Trade Me rental trends
Here's Trade Me's analysis of rents nationally:
National rental supply has eased over the past quarter, and demand has crept up according to an analysis of listings on Trade Me Property.
Brendon Skipper, head of Trade Me Property, said the number of rental properties listed had levelled off. “Supply is still up but only by 2%, so there’s been a shift down from the lofty heights of the 11% surge we saw last quarter.”
He said the ease in supply has been led by a fall in the number of properties listed for rent in several major metropolitan areas including Auckland (-12%), Christchurch (-6%) and Wellington (-2%).
Auckland was once again a standout as a great place to be a landlord.
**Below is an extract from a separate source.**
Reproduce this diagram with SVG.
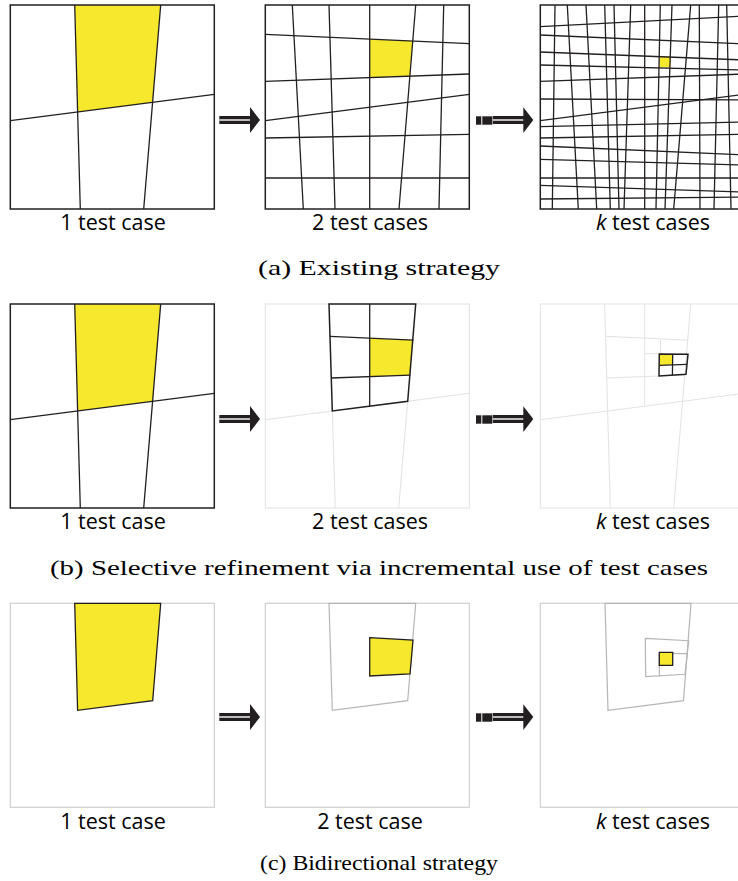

As well as the massive 12% drop in rental listings on the same quarter a year ago, average rent also jumped 9%. Mr Skipper said this showed that increased demand – enquiries were up 7% -was affecting rental prices and property owners were making the most of it.
In the North Shore there was also a drop in listings (-9%), but the impact on rent had been less significant. “Over the bridge the asking price for rent increased by 4%, but this was pretty much in line with what we saw nationally where rent ticked up 3%,” Mr Skipper said.
He said next quarter was likely to see further pressure piled onto the Auckland rental market with the Rugby World Cup soaking up supply, and people “coming out of hibernation” to look for a new place to live in spring.
It was no surprise to see Christchurch listings had taken a dip (-6%), with demand heading up (+9%). As observed last quarter, the average weekly rent being sought by landlords was not exorbitant, up 5%.
Mr Skipper said the citywide picture was a little misleading. “If we drill down into the suburb-by-suburb picture, it’s clear that there are areas where both supply and demand is very low. On the flipside, in less quake-affected parts of the city, demand is extremely high and supply is struggling to keep pace. We expect this will be the case for the foreseeable future.”
Wellington bucked the trend and saw a drop in average rent of 3%, making it the only area in New Zealand where rent declined. “This is a hangover from the city’s massive 17% increase in listings last quarter,” Mr Skipper said. “On the back of that influx, landlords are now finding it trickier to lock in tenants and are lowering rents to entice them. It’s a good time to be a tenant hunting a place to live in the capital.”
(Update adds comments from ASB economist Jane Turner, detail on rents).